Data section:
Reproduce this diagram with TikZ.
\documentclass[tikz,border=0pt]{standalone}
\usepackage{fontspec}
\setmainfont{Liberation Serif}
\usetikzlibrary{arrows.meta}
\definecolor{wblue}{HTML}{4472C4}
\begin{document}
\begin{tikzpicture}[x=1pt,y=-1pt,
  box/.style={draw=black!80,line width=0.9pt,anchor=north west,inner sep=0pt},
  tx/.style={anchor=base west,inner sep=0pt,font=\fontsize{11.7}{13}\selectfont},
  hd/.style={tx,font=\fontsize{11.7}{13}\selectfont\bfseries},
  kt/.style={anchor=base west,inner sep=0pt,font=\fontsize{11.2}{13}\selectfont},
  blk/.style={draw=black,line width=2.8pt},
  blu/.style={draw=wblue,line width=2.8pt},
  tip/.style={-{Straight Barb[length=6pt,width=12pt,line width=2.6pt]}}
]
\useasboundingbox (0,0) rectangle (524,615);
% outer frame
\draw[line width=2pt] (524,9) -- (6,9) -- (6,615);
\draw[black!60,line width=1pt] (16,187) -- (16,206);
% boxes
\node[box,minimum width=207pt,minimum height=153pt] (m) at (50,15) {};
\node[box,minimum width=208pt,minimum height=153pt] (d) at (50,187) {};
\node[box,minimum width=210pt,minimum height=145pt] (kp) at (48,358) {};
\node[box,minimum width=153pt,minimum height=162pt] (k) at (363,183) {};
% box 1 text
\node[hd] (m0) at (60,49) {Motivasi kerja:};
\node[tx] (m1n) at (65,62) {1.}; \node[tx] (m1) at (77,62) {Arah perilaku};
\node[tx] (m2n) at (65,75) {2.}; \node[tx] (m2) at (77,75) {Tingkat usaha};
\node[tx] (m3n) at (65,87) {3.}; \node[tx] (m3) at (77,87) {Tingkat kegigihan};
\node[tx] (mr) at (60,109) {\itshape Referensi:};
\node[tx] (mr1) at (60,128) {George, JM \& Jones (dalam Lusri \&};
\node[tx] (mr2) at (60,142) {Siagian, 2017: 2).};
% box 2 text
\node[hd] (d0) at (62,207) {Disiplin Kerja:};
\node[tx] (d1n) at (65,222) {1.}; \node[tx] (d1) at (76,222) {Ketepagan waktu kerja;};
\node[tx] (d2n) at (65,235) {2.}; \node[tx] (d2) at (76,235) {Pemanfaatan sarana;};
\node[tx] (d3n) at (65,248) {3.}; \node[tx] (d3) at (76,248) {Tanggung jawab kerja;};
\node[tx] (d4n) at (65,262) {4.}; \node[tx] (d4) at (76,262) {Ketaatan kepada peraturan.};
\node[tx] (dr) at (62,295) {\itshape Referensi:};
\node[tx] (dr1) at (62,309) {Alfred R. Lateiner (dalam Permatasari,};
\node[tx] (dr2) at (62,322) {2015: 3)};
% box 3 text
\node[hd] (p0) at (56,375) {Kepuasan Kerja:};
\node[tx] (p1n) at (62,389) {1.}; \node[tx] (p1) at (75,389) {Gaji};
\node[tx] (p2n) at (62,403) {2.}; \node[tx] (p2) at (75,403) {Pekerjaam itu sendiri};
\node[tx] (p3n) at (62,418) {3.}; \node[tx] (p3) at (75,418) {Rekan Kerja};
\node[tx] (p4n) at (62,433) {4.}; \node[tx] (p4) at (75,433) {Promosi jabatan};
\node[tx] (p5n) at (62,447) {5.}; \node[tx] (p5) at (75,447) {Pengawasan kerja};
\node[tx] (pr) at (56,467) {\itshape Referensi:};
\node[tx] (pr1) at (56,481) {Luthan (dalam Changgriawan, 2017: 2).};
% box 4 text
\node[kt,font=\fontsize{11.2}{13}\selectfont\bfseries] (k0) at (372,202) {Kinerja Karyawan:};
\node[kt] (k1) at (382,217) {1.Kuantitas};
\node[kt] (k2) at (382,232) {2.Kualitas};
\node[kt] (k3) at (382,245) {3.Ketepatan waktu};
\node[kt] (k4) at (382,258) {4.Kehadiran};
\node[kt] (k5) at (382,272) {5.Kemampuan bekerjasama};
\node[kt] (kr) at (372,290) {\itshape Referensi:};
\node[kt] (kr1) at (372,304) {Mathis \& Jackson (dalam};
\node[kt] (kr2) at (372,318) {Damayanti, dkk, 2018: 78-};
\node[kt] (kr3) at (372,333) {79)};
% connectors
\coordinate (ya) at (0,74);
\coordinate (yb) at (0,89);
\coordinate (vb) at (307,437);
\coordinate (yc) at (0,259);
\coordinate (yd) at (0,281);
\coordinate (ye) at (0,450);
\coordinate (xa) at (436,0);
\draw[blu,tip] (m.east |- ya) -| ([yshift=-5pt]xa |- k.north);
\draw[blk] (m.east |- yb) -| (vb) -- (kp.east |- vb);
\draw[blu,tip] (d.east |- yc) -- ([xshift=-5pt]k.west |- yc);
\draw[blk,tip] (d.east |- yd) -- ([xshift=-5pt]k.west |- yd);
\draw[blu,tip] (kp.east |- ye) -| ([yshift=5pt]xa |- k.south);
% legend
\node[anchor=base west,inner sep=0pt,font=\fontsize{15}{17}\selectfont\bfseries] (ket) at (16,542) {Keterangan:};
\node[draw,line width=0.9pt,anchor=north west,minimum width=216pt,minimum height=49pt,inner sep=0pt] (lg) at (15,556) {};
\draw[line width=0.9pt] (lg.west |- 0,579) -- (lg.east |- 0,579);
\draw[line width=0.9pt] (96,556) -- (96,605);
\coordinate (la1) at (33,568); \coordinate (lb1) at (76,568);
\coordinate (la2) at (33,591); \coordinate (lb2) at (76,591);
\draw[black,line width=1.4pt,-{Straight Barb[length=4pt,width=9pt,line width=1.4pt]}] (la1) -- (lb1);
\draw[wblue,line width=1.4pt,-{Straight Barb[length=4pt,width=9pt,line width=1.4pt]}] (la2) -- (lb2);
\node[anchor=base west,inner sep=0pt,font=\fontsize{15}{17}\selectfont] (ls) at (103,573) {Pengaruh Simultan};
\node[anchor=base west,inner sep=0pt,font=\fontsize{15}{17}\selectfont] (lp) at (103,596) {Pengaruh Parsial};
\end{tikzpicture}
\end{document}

What is needed: Each line of the material should be echoed exactly.

Result of this exercise:
Reproduce this diagram with TikZ.
\documentclass[tikz,border=0pt]{standalone}
\usepackage{fontspec}
\setmainfont{Liberation Serif}
\usetikzlibrary{arrows.meta}
\definecolor{wblue}{HTML}{4472C4}
\begin{document}
\begin{tikzpicture}[x=1pt,y=-1pt,
  box/.style={draw=black!80,line width=0.9pt,anchor=north west,inner sep=0pt},
  tx/.style={anchor=base west,inner sep=0pt,font=\fontsize{11.7}{13}\selectfont},
  hd/.style={tx,font=\fontsize{11.7}{13}\selectfont\bfseries},
  kt/.style={anchor=base west,inner sep=0pt,font=\fontsize{11.2}{13}\selectfont},
  blk/.style={draw=black,line width=2.8pt},
  blu/.style={draw=wblue,line width=2.8pt},
  tip/.style={-{Straight Barb[length=6pt,width=12pt,line width=2.6pt]}}
]
\useasboundingbox (0,0) rectangle (524,615);
% outer frame
\draw[line width=2pt] (524,9) -- (6,9) -- (6,615);
\draw[black!60,line width=1pt] (16,187) -- (16,206);
% boxes
\node[box,minimum width=207pt,minimum height=153pt] (m) at (50,15) {};
\node[box,minimum width=208pt,minimum height=153pt] (d) at (50,187) {};
\node[box,minimum width=210pt,minimum height=145pt] (kp) at (48,358) {};
\node[box,minimum width=153pt,minimum height=162pt] (k) at (363,183) {};
% box 1 text
\node[hd] (m0) at (60,49) {Motivasi kerja:};
\node[tx] (m1n) at (65,62) {1.}; \node[tx] (m1) at (77,62) {Arah perilaku};
\node[tx] (m2n) at (65,75) {2.}; \node[tx] (m2) at (77,75) {Tingkat usaha};
\node[tx] (m3n) at (65,87) {3.}; \node[tx] (m3) at (77,87) {Tingkat kegigihan};
\node[tx] (mr) at (60,109) {\itshape Referensi:};
\node[tx] (mr1) at (60,128) {George, JM \& Jones (dalam Lusri \&};
\node[tx] (mr2) at (60,142) {Siagian, 2017: 2).};
% box 2 text
\node[hd] (d0) at (62,207) {Disiplin Kerja:};
\node[tx] (d1n) at (65,222) {1.}; \node[tx] (d1) at (76,222) {Ketepagan waktu kerja;};
\node[tx] (d2n) at (65,235) {2.}; \node[tx] (d2) at (76,235) {Pemanfaatan sarana;};
\node[tx] (d3n) at (65,248) {3.}; \node[tx] (d3) at (76,248) {Tanggung jawab kerja;};
\node[tx] (d4n) at (65,262) {4.}; \node[tx] (d4) at (76,262) {Ketaatan kepada peraturan.};
\node[tx] (dr) at (62,295) {\itshape Referensi:};
\node[tx] (dr1) at (62,309) {Alfred R. Lateiner (dalam Permatasari,};
\node[tx] (dr2) at (62,322) {2015: 3)};
% box 3 text
\node[hd] (p0) at (56,375) {Kepuasan Kerja:};
\node[tx] (p1n) at (62,389) {1.}; \node[tx] (p1) at (75,389) {Gaji};
\node[tx] (p2n) at (62,403) {2.}; \node[tx] (p2) at (75,403) {Pekerjaam itu sendiri};
\node[tx] (p3n) at (62,418) {3.}; \node[tx] (p3) at (75,418) {Rekan Kerja};
\node[tx] (p4n) at (62,433) {4.}; \node[tx] (p4) at (75,433) {Promosi jabatan};
\node[tx] (p5n) at (62,447) {5.}; \node[tx] (p5) at (75,447) {Pengawasan kerja};
\node[tx] (pr) at (56,467) {\itshape Referensi:};
\node[tx] (pr1) at (56,481) {Luthan (dalam Changgriawan, 2017: 2).};
% box 4 text
\node[kt,font=\fontsize{11.2}{13}\selectfont\bfseries] (k0) at (372,202) {Kinerja Karyawan:};
\node[kt] (k1) at (382,217) {1.Kuantitas};
\node[kt] (k2) at (382,232) {2.Kualitas};
\node[kt] (k3) at (382,245) {3.Ketepatan waktu};
\node[kt] (k4) at (382,258) {4.Kehadiran};
\node[kt] (k5) at (382,272) {5.Kemampuan bekerjasama};
\node[kt] (kr) at (372,290) {\itshape Referensi:};
\node[kt] (kr1) at (372,304) {Mathis \& Jackson (dalam};
\node[kt] (kr2) at (372,318) {Damayanti, dkk, 2018: 78-};
\node[kt] (kr3) at (372,333) {79)};
% connectors
\coordinate (ya) at (0,74);
\coordinate (yb) at (0,89);
\coordinate (vb) at (307,437);
\coordinate (yc) at (0,259);
\coordinate (yd) at (0,281);
\coordinate (ye) at (0,450);
\coordinate (xa) at (436,0);
\draw[blu,tip] (m.east |- ya) -| ([yshift=-5pt]xa |- k.north);
\draw[blk] (m.east |- yb) -| (vb) -- (kp.east |- vb);
\draw[blu,tip] (d.east |- yc) -- ([xshift=-5pt]k.west |- yc);
\draw[blk,tip] (d.east |- yd) -- ([xshift=-5pt]k.west |- yd);
\draw[blu,tip] (kp.east |- ye) -| ([yshift=5pt]xa |- k.south);
% legend
\node[anchor=base west,inner sep=0pt,font=\fontsize{15}{17}\selectfont\bfseries] (ket) at (16,542) {Keterangan:};
\node[draw,line width=0.9pt,anchor=north west,minimum width=216pt,minimum height=49pt,inner sep=0pt] (lg) at (15,556) {};
\draw[line width=0.9pt] (lg.west |- 0,579) -- (lg.east |- 0,579);
\draw[line width=0.9pt] (96,556) -- (96,605);
\coordinate (la1) at (33,568); \coordinate (lb1) at (76,568);
\coordinate (la2) at (33,591); \coordinate (lb2) at (76,591);
\draw[black,line width=1.4pt,-{Straight Barb[length=4pt,width=9pt,line width=1.4pt]}] (la1) -- (lb1);
\draw[wblue,line width=1.4pt,-{Straight Barb[length=4pt,width=9pt,line width=1.4pt]}] (la2) -- (lb2);
\node[anchor=base west,inner sep=0pt,font=\fontsize{15}{17}\selectfont] (ls) at (103,573) {Pengaruh Simultan};
\node[anchor=base west,inner sep=0pt,font=\fontsize{15}{17}\selectfont] (lp) at (103,596) {Pengaruh Parsial};
\end{tikzpicture}
\end{document}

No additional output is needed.